-- Begin --

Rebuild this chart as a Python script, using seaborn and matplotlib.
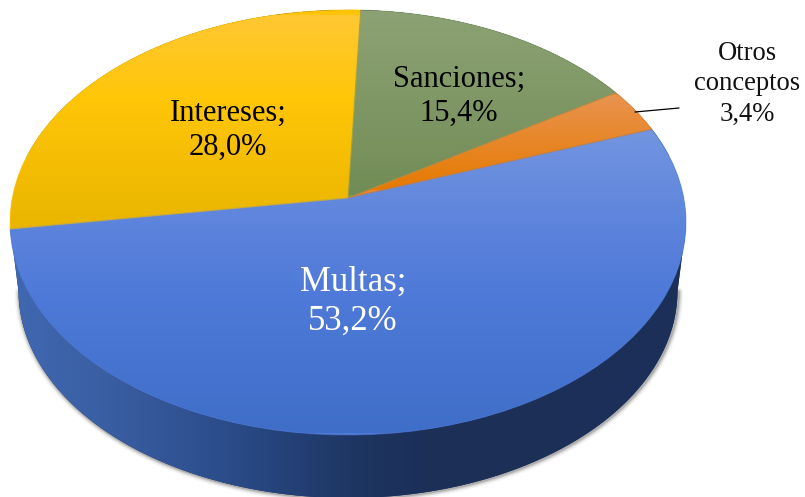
import matplotlib
matplotlib.use('Agg')
import matplotlib.pyplot as plt
import matplotlib.colors as mcl
from matplotlib.path import Path
from matplotlib.patches import PathPatch
from matplotlib.transforms import Transform
import seaborn as sns
import numpy as np

categories = ['Multas', 'Intereses', 'Sanciones', 'Otros conceptos']
values = [53.2, 28.0, 15.4, 3.4]
base_colors = ['#4F7AD6', '#FFC408', '#7D9562', '#E8862A']

# colores del degradado de arriba a abajo, por porcion
top_stops = [
    [(130, '#7295DF'), (230, '#5C83DC'), (300, '#4E79D8'), (433, '#3F6EC8')],
    [(15, '#FFC832'), (100, '#FFC608'), (230, '#E9B500')],
    [(11, '#8DA274'), (195, '#728C56')],
    [(95, '#E99350'), (190, '#E67A00')],
]
wall_stops = [(10, '#4068B2'), (100, '#3A5FA3'), (200, '#2F5090'), (260, '#274680'),
              (350, '#1E3663'), (430, '#1B2F57'), (690, '#1C3059')]

W, H = 805, 497
APEX_X, APEX_Y = 348, 198
PERSP_K, RX, RY = 0.115, 335.7, 209.7


class Perspective(Transform):
    input_dims = 2
    output_dims = 2
    has_inverse = False

    def __init__(self, scale=1.0, dx=0.0, dy=0.0):
        super().__init__()
        self.scale, self.dx, self.dy = scale, dx, dy

    def transform_non_affine(self, xy):
        xy = np.asarray(xy, dtype=float)
        den = 1 + PERSP_K * xy[:, 1]
        px = APEX_X + self.dx + self.scale * RX * xy[:, 0] / den
        py = APEX_Y + self.dy - self.scale * RY * xy[:, 1] / den
        return np.column_stack([px, py])


def gradient(ax, stops, vertical, clip):
    a, b = stops[0][0], stops[-1][0]
    pos = [(p - a) / (b - a) for p, _ in stops]
    cmap = mcl.LinearSegmentedColormap.from_list('g', list(zip(pos, [c for _, c in stops])))
    arr = np.linspace(0, 1, 512)
    arr = arr[:, None] if vertical else arr[None, :]
    if vertical:
        extent = (0, W, b, a)
    else:
        extent = (a, b, H, 0)
    im = ax.imshow(arr, cmap=cmap, extent=extent, aspect='auto', origin='upper',
                   interpolation='bilinear', zorder=2)
    im.set_clip_path(clip)


sns.set_theme(style='white')
plt.rcParams['font.family'] = ['Liberation Serif']

fig = plt.figure(figsize=(W / 100, H / 100), dpi=100)
ax = fig.add_axes([0, 0, 1, 1])

palette = sns.color_palette(base_colors)
persp = Perspective()
wedges, _ = ax.pie(values, colors=palette, startangle=19.9,
                   counterclock=False, radius=1, frame=True,
                   wedgeprops={'linewidth': 0, 'zorder': 2})
for w in wedges:
    w.set_transform(persp + ax.transData)

# pared lateral: borde inferior de la elipse baja, cerrado contra la elipse superior
low = Perspective(scale=0.975, dy=69)
th = np.radians(np.linspace(168, 372, 240))
low_pts = low.transform_non_affine(np.column_stack([np.cos(th), np.sin(th)]))
top_th = np.radians(np.linspace(12, 168, 120))
top_pts = persp.transform_non_affine(np.column_stack([np.cos(top_th), np.sin(top_th)]))
left_idx = low_pts[:, 0].argmin()
right_idx = low_pts[:, 0].argmax()
rim = low_pts[left_idx:right_idx + 1]
wall_path = Path(np.vstack([[[10, 225]], rim, [[686, 225]], top_pts]))
wall = PathPatch(wall_path, facecolor='#1C3059', edgecolor='none', zorder=1.5)
ax.add_patch(wall)

# sombra difusa alrededor de la pared
for lw, alpha in [(7, 0.05), (5, 0.08), (3.5, 0.12), (2, 0.2)]:
    ax.plot(rim[:, 0] + 1, rim[:, 1] + 0.5, color='#303030', lw=lw, alpha=alpha,
            solid_capstyle='round', zorder=1)

gradient(ax, wall_stops, False, wall)
ax.images[-1].set_zorder(1.6)

for w, stops in zip(wedges, top_stops):
    gradient(ax, stops, True, w)

# suaviza los bordes del recorte
for w, c in zip(wedges, palette):
    edge = PathPatch(w.get_path(), facecolor='none', edgecolor=c, lw=0.8, alpha=0.5,
                     transform=persp + ax.transData, zorder=3)
    ax.add_patch(edge)


def pct(v):
    return f'{v:.1f}'.replace('.', ',') + '%'


ax.text(353, 302, f'{categories[0]};\n{pct(values[0])}', color='white', fontsize=25,
        ha='center', va='center', linespacing=1.24, zorder=4)
ax.text(228, 130, f'{categories[1]};\n{pct(values[1])}', color='black', fontsize=22,
        ha='center', va='center', linespacing=1.24, zorder=4)
ax.text(459, 96, f'{categories[2]};\n{pct(values[2])}', color='black', fontsize=22,
        ha='center', va='center', linespacing=1.24, zorder=4)
ax.text(747, 84, f'Otros\nconceptos\n{pct(values[3])}', color='#111111', fontsize=19.2,
        ha='center', va='center', linespacing=1.28, zorder=4)
ax.plot([635, 679], [112, 108], color='black', lw=0.9, zorder=4)

ax.set_xlim(0, W)
ax.set_ylim(H, 0)
ax.set_aspect('auto')
ax.axis('off')
fig.savefig('out.png', dpi=100, facecolor='white')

-- End --

● **STATED GOAL**:
Extract, word for word, each line from the top of the data down to and including the line with "base_colors = ['#4F7AD6', '#FFC408', '#7D9562', '#E8862A']"; skip the pictures.

● **RESULT OF THIS EXERCISE**:
Rebuild this chart as a Python script, using seaborn and matplotlib.
import matplotlib
matplotlib.use('Agg')
import matplotlib.pyplot as plt
import matplotlib.colors as mcl
from matplotlib.path import Path
from matplotlib.patches import PathPatch
from matplotlib.transforms import Transform
import seaborn as sns
import numpy as np

categories = ['Multas', 'Intereses', 'Sanciones', 'Otros conceptos']
values = [53.2, 28.0, 15.4, 3.4]
base_colors = ['#4F7AD6', '#FFC408', '#7D9562', '#E8862A']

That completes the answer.